The disclosures of witnesses’ identities relate to
relatively minimal privacy intrusion, whereas Plaintiff claiming wrongful
termination has a direct interest in discovery of whether the employer’s
reliance on employees’ complaints of sexual harassment was unsupported pretext,
beyond just being error or unwise.
“Central to the discovery process is the
identification of potential witnesses.” Puerto
v. Sup. Ct. (2008) 158 Cal.App.4th 1242, 1249. Disclosure of addresses and telephone numbers
does not amount to a serious invasion of privacy rights. Belaire-West Landscape, Inc. v. Sup.
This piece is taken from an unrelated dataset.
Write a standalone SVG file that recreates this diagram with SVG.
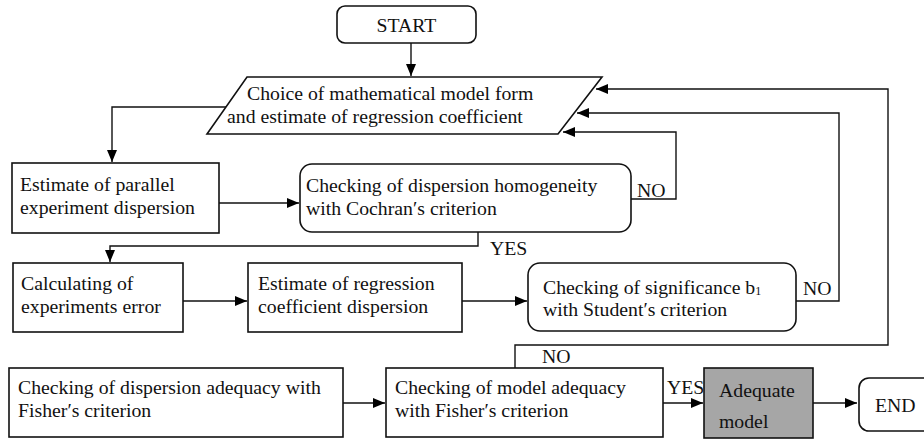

Ct. (2007) 149 Cal.App.4th 544, 561.
After a plaintiff meets the initial burden, employers
must offer a nonretaliatory reason for the employment action, and then the
burden shifts back to the employee to prove intentional retaliation by showing
that an employer's justification is pretext; such as by showing “weaknesses,
implausibilities, inconsistencies, incoherencies, or contradictions,” beyond a
showing that employer decisions were “wrong, mistaken, or unwise.” McRae v. Dept. of Corrections and Rehab.
(2006) 142 Cal.App.4th 377, 388-89. “[E]vidence
that the employer's claimed reason is false—such as that it conflicts with
other evidence, or appears to have been contrived after the fact—will tend to
suggest that the employer seeks to conceal the real reason for its actions, and
this in turn may support an inference that the real reason was unlawful.” Mamou v. Trendwest Resorts, Inc.
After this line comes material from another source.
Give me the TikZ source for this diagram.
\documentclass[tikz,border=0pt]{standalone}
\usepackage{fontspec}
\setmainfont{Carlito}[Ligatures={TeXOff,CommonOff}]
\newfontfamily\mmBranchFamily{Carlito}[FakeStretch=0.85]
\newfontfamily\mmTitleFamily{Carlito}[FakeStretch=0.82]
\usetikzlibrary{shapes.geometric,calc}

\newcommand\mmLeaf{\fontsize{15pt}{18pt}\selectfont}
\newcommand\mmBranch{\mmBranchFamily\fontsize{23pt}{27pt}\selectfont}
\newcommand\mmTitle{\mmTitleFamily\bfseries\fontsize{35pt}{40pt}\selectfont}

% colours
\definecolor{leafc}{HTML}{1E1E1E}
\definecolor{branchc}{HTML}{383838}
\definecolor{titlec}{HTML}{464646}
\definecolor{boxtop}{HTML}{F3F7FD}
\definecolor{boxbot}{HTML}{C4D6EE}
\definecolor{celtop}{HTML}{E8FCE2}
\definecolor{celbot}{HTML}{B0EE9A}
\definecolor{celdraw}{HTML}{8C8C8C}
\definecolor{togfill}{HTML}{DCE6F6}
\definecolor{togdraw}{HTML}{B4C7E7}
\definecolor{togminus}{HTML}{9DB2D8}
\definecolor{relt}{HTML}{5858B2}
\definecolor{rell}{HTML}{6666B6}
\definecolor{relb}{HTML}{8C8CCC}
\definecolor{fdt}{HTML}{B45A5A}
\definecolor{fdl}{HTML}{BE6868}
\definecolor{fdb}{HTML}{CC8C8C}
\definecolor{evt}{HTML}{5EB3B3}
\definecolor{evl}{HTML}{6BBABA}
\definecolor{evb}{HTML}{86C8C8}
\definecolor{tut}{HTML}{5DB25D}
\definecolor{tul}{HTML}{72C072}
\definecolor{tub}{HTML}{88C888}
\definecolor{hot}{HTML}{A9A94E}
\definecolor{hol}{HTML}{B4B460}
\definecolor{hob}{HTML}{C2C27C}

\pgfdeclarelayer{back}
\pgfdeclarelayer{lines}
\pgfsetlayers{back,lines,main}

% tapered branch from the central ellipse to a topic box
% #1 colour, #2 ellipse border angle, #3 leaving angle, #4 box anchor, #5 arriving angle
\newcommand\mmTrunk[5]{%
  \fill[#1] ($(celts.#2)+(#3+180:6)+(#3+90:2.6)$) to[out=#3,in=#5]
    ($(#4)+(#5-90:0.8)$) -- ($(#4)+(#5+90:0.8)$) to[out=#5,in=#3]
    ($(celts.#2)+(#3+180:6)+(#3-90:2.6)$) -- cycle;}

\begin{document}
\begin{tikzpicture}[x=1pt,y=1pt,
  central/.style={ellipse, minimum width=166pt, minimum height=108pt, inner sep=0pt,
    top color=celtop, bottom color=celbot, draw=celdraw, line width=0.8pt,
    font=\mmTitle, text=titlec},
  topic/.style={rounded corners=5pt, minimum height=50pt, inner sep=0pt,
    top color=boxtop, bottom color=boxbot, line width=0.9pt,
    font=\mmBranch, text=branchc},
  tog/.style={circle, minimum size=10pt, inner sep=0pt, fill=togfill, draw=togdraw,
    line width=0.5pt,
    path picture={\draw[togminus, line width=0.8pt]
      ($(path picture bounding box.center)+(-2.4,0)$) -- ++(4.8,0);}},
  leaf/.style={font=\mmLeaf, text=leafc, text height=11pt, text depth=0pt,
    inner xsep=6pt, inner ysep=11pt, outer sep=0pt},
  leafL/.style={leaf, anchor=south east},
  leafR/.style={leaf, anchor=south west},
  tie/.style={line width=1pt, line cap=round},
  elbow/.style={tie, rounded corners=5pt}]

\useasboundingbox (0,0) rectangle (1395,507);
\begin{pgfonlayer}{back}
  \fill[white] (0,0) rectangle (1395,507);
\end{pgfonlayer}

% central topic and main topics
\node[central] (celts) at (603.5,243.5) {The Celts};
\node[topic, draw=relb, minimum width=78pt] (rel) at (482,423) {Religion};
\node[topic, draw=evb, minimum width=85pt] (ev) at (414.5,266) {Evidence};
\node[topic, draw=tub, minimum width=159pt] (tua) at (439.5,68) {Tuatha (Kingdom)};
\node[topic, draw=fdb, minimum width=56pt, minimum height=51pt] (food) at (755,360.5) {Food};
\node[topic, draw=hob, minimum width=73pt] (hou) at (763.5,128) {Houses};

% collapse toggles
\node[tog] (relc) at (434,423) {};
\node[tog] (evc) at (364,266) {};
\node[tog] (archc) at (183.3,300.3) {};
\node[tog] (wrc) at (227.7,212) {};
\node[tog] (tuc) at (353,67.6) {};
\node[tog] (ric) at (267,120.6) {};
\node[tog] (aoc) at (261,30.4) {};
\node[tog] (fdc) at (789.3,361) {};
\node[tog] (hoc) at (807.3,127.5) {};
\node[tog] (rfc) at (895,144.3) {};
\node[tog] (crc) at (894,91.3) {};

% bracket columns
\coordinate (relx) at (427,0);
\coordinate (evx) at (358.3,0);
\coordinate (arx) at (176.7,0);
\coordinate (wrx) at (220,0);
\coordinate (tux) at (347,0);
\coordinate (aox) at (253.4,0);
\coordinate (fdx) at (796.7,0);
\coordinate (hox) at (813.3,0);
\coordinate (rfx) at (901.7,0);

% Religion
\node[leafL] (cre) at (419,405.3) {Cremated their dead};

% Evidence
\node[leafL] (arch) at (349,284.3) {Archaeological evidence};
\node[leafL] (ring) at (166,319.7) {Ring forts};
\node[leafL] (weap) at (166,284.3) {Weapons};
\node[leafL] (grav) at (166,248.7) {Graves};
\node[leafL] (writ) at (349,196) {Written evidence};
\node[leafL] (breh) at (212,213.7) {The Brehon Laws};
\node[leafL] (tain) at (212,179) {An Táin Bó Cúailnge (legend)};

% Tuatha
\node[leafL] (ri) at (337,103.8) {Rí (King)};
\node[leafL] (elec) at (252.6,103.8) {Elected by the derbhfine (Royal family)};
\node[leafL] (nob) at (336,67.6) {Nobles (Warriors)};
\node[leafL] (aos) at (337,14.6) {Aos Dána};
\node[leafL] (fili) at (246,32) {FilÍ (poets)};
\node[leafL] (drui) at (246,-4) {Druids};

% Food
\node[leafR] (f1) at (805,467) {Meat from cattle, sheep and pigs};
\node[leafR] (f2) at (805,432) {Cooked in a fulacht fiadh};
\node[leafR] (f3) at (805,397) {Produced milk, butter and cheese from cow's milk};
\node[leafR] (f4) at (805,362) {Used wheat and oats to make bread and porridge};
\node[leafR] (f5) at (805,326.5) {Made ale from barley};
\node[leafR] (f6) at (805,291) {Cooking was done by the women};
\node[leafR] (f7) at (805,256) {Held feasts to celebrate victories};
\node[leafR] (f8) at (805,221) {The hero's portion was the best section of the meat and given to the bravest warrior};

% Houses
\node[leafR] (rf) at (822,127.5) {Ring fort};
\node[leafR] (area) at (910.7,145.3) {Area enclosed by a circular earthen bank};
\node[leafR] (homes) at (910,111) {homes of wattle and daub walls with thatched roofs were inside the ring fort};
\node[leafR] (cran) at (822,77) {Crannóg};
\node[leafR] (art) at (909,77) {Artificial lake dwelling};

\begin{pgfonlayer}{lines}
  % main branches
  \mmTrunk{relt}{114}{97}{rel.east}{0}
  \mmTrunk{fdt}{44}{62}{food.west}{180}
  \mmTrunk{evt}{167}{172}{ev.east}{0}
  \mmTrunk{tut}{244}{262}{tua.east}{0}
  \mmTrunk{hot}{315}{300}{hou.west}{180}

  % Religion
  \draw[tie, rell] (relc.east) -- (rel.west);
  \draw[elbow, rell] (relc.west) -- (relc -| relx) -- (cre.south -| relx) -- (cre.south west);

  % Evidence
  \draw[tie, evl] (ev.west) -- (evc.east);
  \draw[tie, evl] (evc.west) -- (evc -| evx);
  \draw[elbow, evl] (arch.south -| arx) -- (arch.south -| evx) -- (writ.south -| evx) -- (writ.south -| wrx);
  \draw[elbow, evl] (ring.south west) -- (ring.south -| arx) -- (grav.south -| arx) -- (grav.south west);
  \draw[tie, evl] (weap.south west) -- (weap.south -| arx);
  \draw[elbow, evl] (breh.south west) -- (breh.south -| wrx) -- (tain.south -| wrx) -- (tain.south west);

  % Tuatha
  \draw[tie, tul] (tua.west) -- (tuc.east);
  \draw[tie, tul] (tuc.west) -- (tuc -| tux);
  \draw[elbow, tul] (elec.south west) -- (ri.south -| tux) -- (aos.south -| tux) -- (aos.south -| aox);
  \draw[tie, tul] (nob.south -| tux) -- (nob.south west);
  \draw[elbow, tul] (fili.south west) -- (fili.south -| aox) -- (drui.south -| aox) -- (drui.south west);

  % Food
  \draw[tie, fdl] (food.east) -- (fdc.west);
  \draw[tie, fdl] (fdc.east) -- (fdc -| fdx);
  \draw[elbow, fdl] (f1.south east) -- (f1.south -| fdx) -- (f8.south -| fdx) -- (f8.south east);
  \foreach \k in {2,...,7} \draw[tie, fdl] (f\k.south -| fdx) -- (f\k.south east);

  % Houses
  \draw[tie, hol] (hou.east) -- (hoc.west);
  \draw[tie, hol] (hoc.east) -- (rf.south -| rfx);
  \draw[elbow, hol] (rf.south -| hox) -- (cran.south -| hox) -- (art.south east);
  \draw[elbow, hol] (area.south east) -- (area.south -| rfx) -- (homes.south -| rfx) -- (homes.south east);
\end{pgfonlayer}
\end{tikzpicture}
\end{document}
(2008) 165 Cal. App. 4th 686, 715. To
show pretext, employees must address whether a discriminatory animus motivated
employers, and not whether employers’ decisions were wrong, mistaken, wise,
shrewd, prudent, or competent. Arteaga
v. Brink's, Inc. (2008) 163 Cal.App.4th 327, 343.
The parties’ different versions of the merits are not
determinative of discovery rulings. “In
pursuing such discovery, the strength or weakness of the plaintiff's individual
claim is immaterial….” Williams v.
Sup. Ct. (2017) 3 Cal.5th 531, 551. “[T]he
statutory scheme imposes no obligation on a party propounding interrogatories
to establish good cause or prove up the merits of any underlying claims.” Williams v. Sup. Ct. (2017) 3 Cal.5th
531, 550. Parties requesting discovery
information are not first required to prove that it would be relevant and
admissible. Alch v. Sup. Ct.
(2008) 165 Cal.App.4th 1412, 1429-31. “[T]o
show the merits of one's case has never been a threshold requirement for
discovery….” Williams v. Sup.Ct.
(2017) 3 Cal.5th 531, 558.
An advisory ruling in a very similar case, in federal
District Court, approved deposing employees who had complained of sex
harassment, regarding possible bias, but disapproved of further discovery into
private personnel files, as summarized in the following treatise excerpt:
Nor could he show that
the information he sought could not be obtained through less intrusive means.
There were other options available to inquire into the witnesses' credibility
or potential bias; he could depose the employees who gave witness statements
during the underlying investigation. In fact, he had already deposed at least
one of the witnesses, and planned to depose the employee who handled the
investigation. Thus, the magistrate denied the plaintiff's request to compel the
employer to produce the files.
Evidence, Discovery—S.D. Cal.: Plaintiff Not Entitled
To Personnel Files of Employees Who Made Statements During Investigation of
Sexual Harassment Complaints Against Him, 2014 WL 12812347.